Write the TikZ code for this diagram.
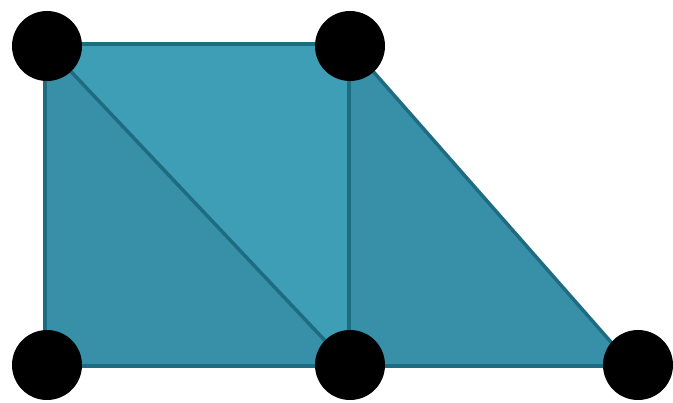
\documentclass[tikz,border=0pt]{standalone}
\definecolor{tealdark}{HTML}{3790A8}
\definecolor{teallight}{HTML}{3E9EB6}
\definecolor{edgecol}{HTML}{1E6C82}
\tikzset{
  vertex/.style={circle, fill=black, inner sep=0pt, minimum size=70pt},
  edge/.style={draw=edgecol, line width=3.5pt, line join=round},
}
\begin{document}
\begin{tikzpicture}[x=1pt,y=-1pt]
\useasboundingbox (0,0) rectangle (673,403);
\coordinate (pA) at (45,44);
\coordinate (pB) at (349,44);
\coordinate (pC) at (45,366);
\coordinate (pD) at (349,366);
\coordinate (pE) at (632,366);
\fill[tealdark] (pA) -- (pC) -- (pD) -- cycle;
\fill[teallight] (pA) -- (pB) -- (pD) -- cycle;
\fill[tealdark] (pB) -- (pD) -- (pE) -- cycle;
\draw[edge] (pA) -- (pB);
\draw[edge] (pA) -- (pC);
\draw[edge] (pC) -- (pD);
\draw[edge] (pD) -- (pE);
\draw[edge] (pA) -- (pD);
\draw[edge] (pB) -- (pD);
\draw[edge] (pB) -- (pE);
\node[vertex] (a) at (47,46) {};
\node[vertex] (b) at (350,46) {};
\node[vertex] (c) at (47,365) {};
\node[vertex] (d) at (350,365) {};
\node[vertex] (e) at (638,365) {};
\end{tikzpicture}
\end{document}
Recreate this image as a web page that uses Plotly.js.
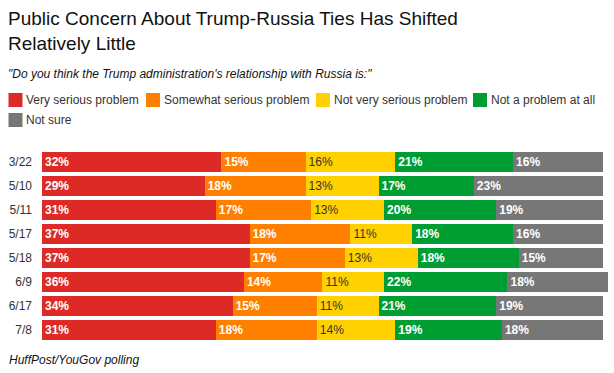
<!DOCTYPE html>
<html>
<head>
<meta charset="utf-8">
<script src="https://cdn.plot.ly/plotly-3.0.1.min.js"></script>
<style>html,body{margin:0;padding:0;background:#fff;}#chart{width:614px;height:373px;}</style>
</head>
<body>
<div id="chart"></div>
<script>
// ---- data ----
const dates = ["3/22", "5/10", "5/11", "5/17", "5/18", "6/9", "6/17", "7/8"];
const seriesNames = ["Very serious problem", "Somewhat serious problem", "Not very serious problem", "Not a problem at all", "Not sure"];
const verySerious     = [32, 29, 31, 37, 37, 36, 34, 31];
const somewhatSerious = [15, 18, 17, 18, 17, 14, 15, 18];
const notVerySerious  = [16, 13, 13, 11, 13, 11, 11, 14];
const notAProblem     = [21, 17, 20, 18, 18, 22, 21, 19];
const notSure         = [16, 23, 19, 16, 15, 18, 19, 18];

const titleText = "Public Concern About Trump-Russia Ties Has Shifted<br>Relatively Little";
const subtitleText = "\"Do you think the Trump administration's relationship with Russia is:\"";
const sourceText = "HuffPost/YouGov polling";

// ---- styles ----
const FONT = "Liberation Sans, Arial, Helvetica, sans-serif";
const colors = ["#de2a26", "#ff7f00", "#ffd100", "#009e32", "#777777"];
const textColors = ["#ffffff", "#ffffff", "#333333", "#ffffff", "#ffffff"];
const textWeights = ["bold", "bold", "normal", "bold", "bold"];
const allSeries = [verySerious, somewhatSerious, notVerySerious, notAProblem, notSure];

const W = 614, H = 373;
const M = {l: 42, r: 5, t: 150, b: 31};
const plotW = W - M.l - M.r, plotH = H - M.t - M.b;
const px = x => (x - M.l) / plotW;
const py = y => (H - M.b - y) / plotH;

const traces = allSeries.map((vals, i) => ({
  type: "bar",
  orientation: "h",
  name: seriesNames[i],
  y: dates,
  x: vals,
  text: vals.map(v => v + "%"),
  textposition: "inside",
  insidetextanchor: "start",
  textangle: 0,
  constraintext: "none",
  insidetextfont: {family: FONT, size: 12, color: textColors[i], weight: textWeights[i]},
  marker: {color: colors[i], line: {width: 0}},
  hoverinfo: "none",
  cliponaxis: false
}));

// manual legend
const legendItems = [
  {x: 8.5, y: 100}, {x: 146, y: 100}, {x: 316, y: 100}, {x: 473, y: 100}, {x: 8.5, y: 120}
];
const shapes = [];
const annotations = [];
legendItems.forEach((it, i) => {
  shapes.push({
    type: "rect", xref: "paper", yref: "paper",
    x0: px(it.x), x1: px(it.x + 14), y0: py(it.y + 7), y1: py(it.y - 7),
    fillcolor: colors[i], line: {width: 0}
  });
  annotations.push({
    xref: "paper", yref: "paper", x: px(it.x + 15.5), y: py(it.y),
    xanchor: "left", yanchor: "middle", showarrow: false,
    text: seriesNames[i], font: {family: FONT, size: 12, color: "#333"}
  });
});
annotations.push({
  xref: "paper", yref: "paper", x: px(6), y: py(73.5),
  xanchor: "left", yanchor: "middle", showarrow: false,
  text: "<i>" + subtitleText + "</i>", font: {family: FONT, size: 12, color: "#111"}
});
annotations.push({
  xref: "paper", yref: "paper", x: px(7), y: py(360),
  xanchor: "left", yanchor: "middle", showarrow: false,
  text: "<i>" + sourceText + "</i>", font: {family: FONT, size: 12, color: "#111"}
});

const layout = {
  width: W, height: H,
  margin: M,
  paper_bgcolor: "#fff", plot_bgcolor: "#fff",
  barmode: "stack",
  bargap: 4 / 24,
  showlegend: false,
  title: {
    text: titleText,
    x: 8 / W, xanchor: "left", xref: "container",
    y: 1 - 25 / H, yanchor: "top", yref: "container",
    font: {family: FONT, size: 19, color: "#111"}
  },
  xaxis: {range: [0, 101.1], visible: false, fixedrange: true},
  yaxis: {
    type: "category", autorange: "reversed",
    showgrid: false, zeroline: false, showline: false, ticks: "",
    tickfont: {family: FONT, size: 12, color: "#333"},
    ticklabelstandoff: 9
  },
  shapes: shapes,
  annotations: annotations,
  font: {family: FONT}
};

Plotly.newPlot("chart", traces, layout, {displayModeBar: false, staticPlot: true});
</script>
</body>
</html>
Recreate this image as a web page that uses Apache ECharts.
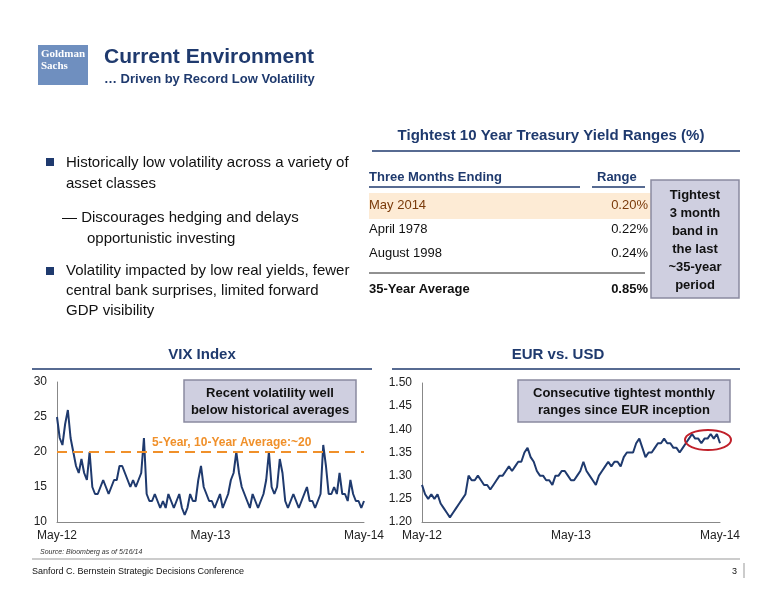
<!DOCTYPE html>
<html><head><meta charset="utf-8">
<script src="https://cdn.jsdelivr.net/npm/echarts@6/dist/echarts.min.js"></script>
<style>html,body{margin:0;padding:0;background:#fff}#c{width:776px;height:600px}</style>
</head><body><div id="c"></div>
<script>
// weekly closes, May-12 .. May-14
const vixValues = [25,22,21,24,26,22,20,18,17,19,17,16,20,15,14,14,15,16,15,14,15,16,16,18,18,17,16,15,16,15,16,17,22,14,13,13,14,13,12,13,12,14,13,12,13,14,12,11,12,14,13,13,16,18,15,14,13,13,12,13,14,12,13,14,16,17,20,17,15,14,13,12,14,13,12,13,14,16,20,15,14,15,19,17,13,12,13,14,13,12,13,14,15,13,13,12,13,14,21,18,14,14,15,14,17,14,14,13,16,14,13,13,12,13];
const eurValues = [1.28,1.26,1.25,1.26,1.25,1.26,1.24,1.23,1.22,1.21,1.22,1.23,1.24,1.25,1.26,1.30,1.29,1.29,1.30,1.29,1.28,1.28,1.27,1.28,1.29,1.30,1.30,1.31,1.32,1.31,1.32,1.33,1.33,1.35,1.36,1.34,1.33,1.31,1.30,1.30,1.29,1.29,1.28,1.30,1.30,1.31,1.31,1.30,1.29,1.29,1.30,1.31,1.33,1.31,1.30,1.29,1.28,1.30,1.31,1.32,1.33,1.32,1.33,1.33,1.32,1.34,1.35,1.35,1.35,1.37,1.38,1.36,1.34,1.35,1.35,1.36,1.37,1.37,1.38,1.37,1.37,1.36,1.36,1.35,1.36,1.37,1.38,1.39,1.38,1.38,1.37,1.38,1.38,1.39,1.38,1.39,1.37];
const xLabels = ['May-12','May-13','May-14'];
const vixTicks = [10,15,20,25,30];
const eurTicks = [1.20,1.25,1.30,1.35,1.40,1.45,1.50];
const tableRows = [['May 2014','0.20%'],['April 1978','0.22%'],['August 1998','0.24%']];
const tableAvg = ['35-Year Average','0.85%'];
const vixAverage = 20;

const navy = '#1f3a6e';
const font = 'Liberation Sans, Arial, sans-serif';
const chart = echarts.init(document.getElementById('c'));

const pts = arr => arr.map((v, i) => [i / (arr.length - 1) * 2, v]);
const xAxis = (gi) => ({
  type: 'value', gridIndex: gi, min: 0, max: 2, interval: 1,
  axisLine: {show: true, lineStyle: {color: '#888'}}, axisTick: {show: false}, splitLine: {show: false},
  axisLabel: {color: '#222', fontSize: 12, fontFamily: font, formatter: v => xLabels[v] || '', margin: 8,
    alignMinLabel: 'center', alignMaxLabel: 'center'}
});
const yAxis = (gi, ticks, dec) => ({
  type: 'value', gridIndex: gi, min: ticks[0], max: ticks[ticks.length - 1], interval: ticks[1] - ticks[0],
  axisLine: {show: true, lineStyle: {color: '#888'}}, axisTick: {show: false}, splitLine: {show: false},
  axisLabel: {color: '#222', fontSize: 12, fontFamily: font, formatter: v => v.toFixed(dec), margin: 10}
});

const T = (x, y, text, o) => ({type: 'text', z: 20, style: Object.assign({x, y, text, fill: '#111', font: '15px ' + font, verticalAlign: 'top'}, o || {})});
const line = (x1, y1, x2, y2, c, w) => ({type: 'line', shape: {x1, y1, x2, y2}, style: {stroke: c || navy, lineWidth: w || 1}});
const box = (x, y, w, h) => ({type: 'rect', z: 15, shape: {x, y, width: w, height: h}, style: {fill: '#cfcfe0', stroke: '#8a8aa0', lineWidth: 1.5}});

const graphic = [
  {type: 'rect', shape: {x: 369, y: 193, width: 290, height: 26}, style: {fill: '#fdebd5'}},
  {type: 'rect', shape: {x: 38, y: 45, width: 50, height: 40}, style: {fill: '#6f8fbf'}},
  T(41, 48, 'Goldman\nSachs', {fill: '#fff', font: 'bold 11px Liberation Serif, serif', lineHeight: 12}),
  T(104, 47, 'Current Environment', {fill: navy, font: 'bold 21px ' + font}),
  T(104, 73, '… Driven by Record Low Volatility', {fill: navy, font: 'bold 13px ' + font}),
  {type: 'rect', shape: {x: 46, y: 158, width: 8, height: 8}, style: {fill: navy}},
  T(66, 152, 'Historically low volatility across a variety of\nasset classes', {lineHeight: 21}),
  T(62, 207, '— Discourages hedging and delays\n      opportunistic investing', {lineHeight: 21}),
  {type: 'rect', shape: {x: 46, y: 267, width: 8, height: 8}, style: {fill: navy}},
  T(66, 261, 'Volatility impacted by low real yields, fewer\ncentral bank surprises, limited forward\nGDP visibility', {lineHeight: 20}),
  T(551, 128, 'Tightest 10 Year Treasury Yield Ranges (%)', {fill: navy, font: 'bold 15px ' + font, align: 'center'}),
  line(372, 151, 740, 151, navy, 1.5),
  T(369, 171, 'Three Months Ending', {fill: navy, font: 'bold 13px ' + font}),
  T(597, 171, 'Range', {fill: navy, font: 'bold 13px ' + font}),
  line(369, 187, 580, 187, navy, 1.5), line(592, 187, 645, 187, navy, 1.5),
  line(369, 273, 645, 273, '#222', 1),
  T(369, 283, tableAvg[0], {font: 'bold 13px ' + font}),
  T(648, 283, tableAvg[1], {font: 'bold 13px ' + font, align: 'right'}),
  box(651, 180, 88, 118),
  T(695, 186, 'Tightest\n3 month\nband in\nthe last\n~35-year\nperiod', {font: 'bold 13px ' + font, align: 'center', lineHeight: 18}),
  T(202, 347, 'VIX Index', {fill: navy, font: 'bold 15px ' + font, align: 'center'}),
  line(32, 369, 372, 369, navy, 1.5),
  T(558, 347, 'EUR vs. USD', {fill: navy, font: 'bold 15px ' + font, align: 'center'}),
  line(392, 369, 740, 369, navy, 1.5),
  box(184, 380, 172, 42),
  T(270, 385, 'Recent volatility well\nbelow historical averages', {font: 'bold 13px ' + font, align: 'center', lineHeight: 17}),
  box(518, 380, 212, 42),
  T(624, 385, 'Consecutive tightest monthly\nranges since EUR inception', {font: 'bold 13px ' + font, align: 'center', lineHeight: 17}),
  {type: 'ellipse', shape: {cx: 708, cy: 440, rx: 23, ry: 10}, style: {fill: 'none', stroke: '#c0202a', lineWidth: 2}, z: 10},
  T(40, 549, 'Source: Bloomberg as of 5/16/14', {font: 'italic 7px ' + font, fill: '#333'}),
  line(32, 559, 740, 559, '#999', 1),
  T(32, 567, 'Sanford C. Bernstein Strategic Decisions Conference', {font: '9px ' + font}),
  T(732, 567, '3', {font: '9px ' + font}),
  line(744, 563, 744, 578, '#999', 1)
];
tableRows.forEach((r, i) => {
  const y = 199 + i * 24;
  graphic.push(T(369, y, r[0], {font: '13px ' + font, fill: i === 0 ? '#7a3a0a' : '#111'}));
  graphic.push(T(648, y, r[1], {font: '13px ' + font, align: 'right', fill: i === 0 ? '#7a3a0a' : '#111'}));
});

chart.setOption({
  animation: false,
  grid: [
    {left: 57, top: 382, width: 307, height: 140},
    {left: 422, top: 383, width: 298, height: 139}
  ],
  xAxis: [xAxis(0), xAxis(1)],
  yAxis: [yAxis(0, vixTicks, 0), yAxis(1, eurTicks, 2)],
  series: [
    {type: 'line', xAxisIndex: 0, yAxisIndex: 0, data: pts(vixValues), showSymbol: false,
      lineStyle: {color: navy, width: 2},
      markLine: {silent: true, symbol: 'none', data: [{yAxis: vixAverage}],
        lineStyle: {color: '#f0902a', type: [10, 6], width: 2},
        label: {show: true, position: 'insideStartTop', formatter: '5-Year, 10-Year Average:~20', color: '#f0902a',
          fontFamily: font, fontWeight: 'bold', fontSize: 12, distance: [95, 3]}}},
    {type: 'line', xAxisIndex: 1, yAxisIndex: 1, data: pts(eurValues), showSymbol: false,
      lineStyle: {color: navy, width: 2}}
  ],
  graphic
});
</script></body></html>
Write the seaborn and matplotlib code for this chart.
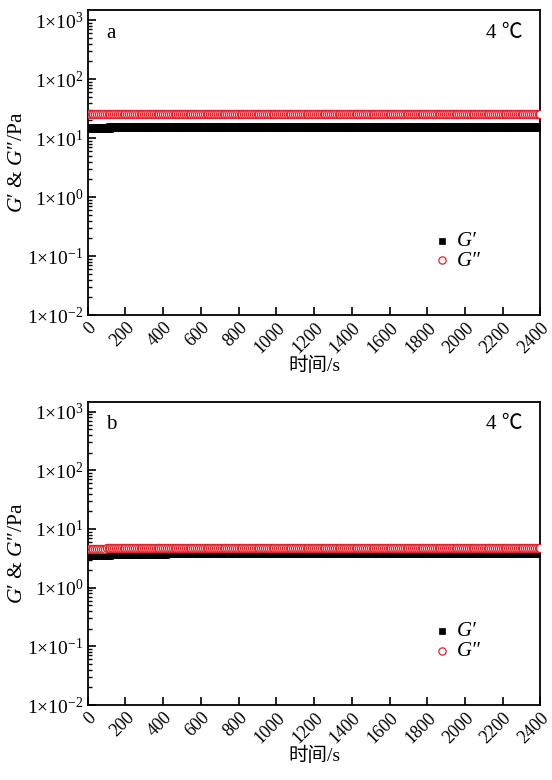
import warnings
warnings.filterwarnings("ignore")

import numpy as np
import pandas as pd
import matplotlib
matplotlib.use("Agg")
import matplotlib.pyplot as plt
import matplotlib.ticker as mticker
import seaborn as sns

###### DATA ######
# sampling grid of the time sweep (s)
time_s = np.arange(0, 2401, 10)
n_pts = len(time_s)

# panel a values (Pa)
g_storage_a = [14.8] * 12 + [15.5] * (n_pts - 12)
g_loss_a = [26.0] * n_pts

# panel b values (Pa)
g_storage_b = [3.6] * 12 + [3.75] * 30 + [3.85] * (n_pts - 42)
g_loss_b = [4.6] * 10 + [4.75] * (n_pts - 10)

x_ticks = list(range(0, 2401, 200))
y_ticks = [1e-2, 1e-1, 1e0, 1e1, 1e2, 1e3]
y_labels = ['1×10$^{-2}$', '1×10$^{-1}$', '1×10$^{0}$',
            '1×10$^{1}$', '1×10$^{2}$', '1×10$^{3}$']

panels = [('a', g_storage_a, g_loss_a), ('b', g_storage_b, g_loss_b)]
temp_label = '4 \u2103'

###### STYLE ######
sns.set_style('ticks')
plt.rcParams['font.family'] = ['Liberation Serif', 'Noto Sans CJK SC', 'DejaVu Sans']
plt.rcParams['mathtext.fontset'] = 'custom'
plt.rcParams['mathtext.rm'] = 'Liberation Serif'
plt.rcParams['mathtext.it'] = 'Liberation Serif:italic'
plt.rcParams['axes.linewidth'] = 1.3
plt.rcParams['axes.edgecolor'] = 'black'
for key in ['text.color', 'axes.labelcolor', 'xtick.color', 'ytick.color']:
    plt.rcParams[key] = 'black'

fig = plt.figure(figsize=(5.52, 7.80), dpi=100)
ax_boxes = [[0.159, 0.596, 0.82, 0.391], [0.159, 0.096, 0.82, 0.389]]

for box, (letter, g1, g2) in zip(ax_boxes, panels):
    ax = fig.add_axes(box)
    df = pd.DataFrame({'time': time_s, 'gp': g1, 'gpp': g2})

    # G' filled squares, G'' open red circles
    sns.scatterplot(data=df, x='time', y='gp', marker='s', s=30, color='black',
                    edgecolor='black', linewidth=0.5, ax=ax, label='G′', zorder=3)
    sns.scatterplot(data=df, x='time', y='gpp', marker='o', s=34, facecolor='white',
                    edgecolor='#e0202a', linewidth=0.9, ax=ax, label='G″', zorder=4)

    ax.set_yscale('log')
    ax.set_xlim(0, 2400)
    ax.set_ylim(1e-2, 1.47e3)
    ax.set_xticks(x_ticks)
    ax.set_xticklabels([str(t) for t in x_ticks], rotation=45, ha='right',
                       rotation_mode='anchor', fontsize=13)
    ax.set_yticks(y_ticks)
    ax.set_yticklabels(y_labels, fontsize=14)
    ax.yaxis.set_minor_locator(mticker.LogLocator(base=10, subs=np.arange(2, 10)))
    ax.yaxis.set_minor_formatter(mticker.NullFormatter())
    ax.tick_params(axis='both', which='major', direction='in', length=6, width=1.2,
                   top=False, right=False, pad=3)
    ax.tick_params(axis='y', which='minor', direction='in', length=3, width=1.0,
                   right=False)
    ax.tick_params(axis='x', which='major', pad=3)

    ax.set_xlabel('时间/s', fontsize=14, labelpad=0)
    ax.set_ylabel('$G$′ & $G$″/Pa', fontsize=15.5, labelpad=0)

    ax.text(0.04, 0.925, letter, transform=ax.transAxes, fontsize=15, va='center')
    ax.text(0.96, 0.925, temp_label, transform=ax.transAxes, fontsize=15,
            va='center', ha='right')

    leg = ax.legend(loc='center left', bbox_to_anchor=(0.715, 0.21), frameon=False,
                    fontsize=15, handletextpad=0.0, labelspacing=0.0,
                    borderpad=0.2, markerscale=0.9, handlelength=1.5)
    for txt in leg.get_texts():
        txt.set_fontstyle('italic')

    for sp in ax.spines.values():
        sp.set_visible(True)

fig.savefig('out.png', dpi=100)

--

• Problem to work on:
Determine how many lines in the records contain "Recreate", and reply with the number only.

• Correct answer:
2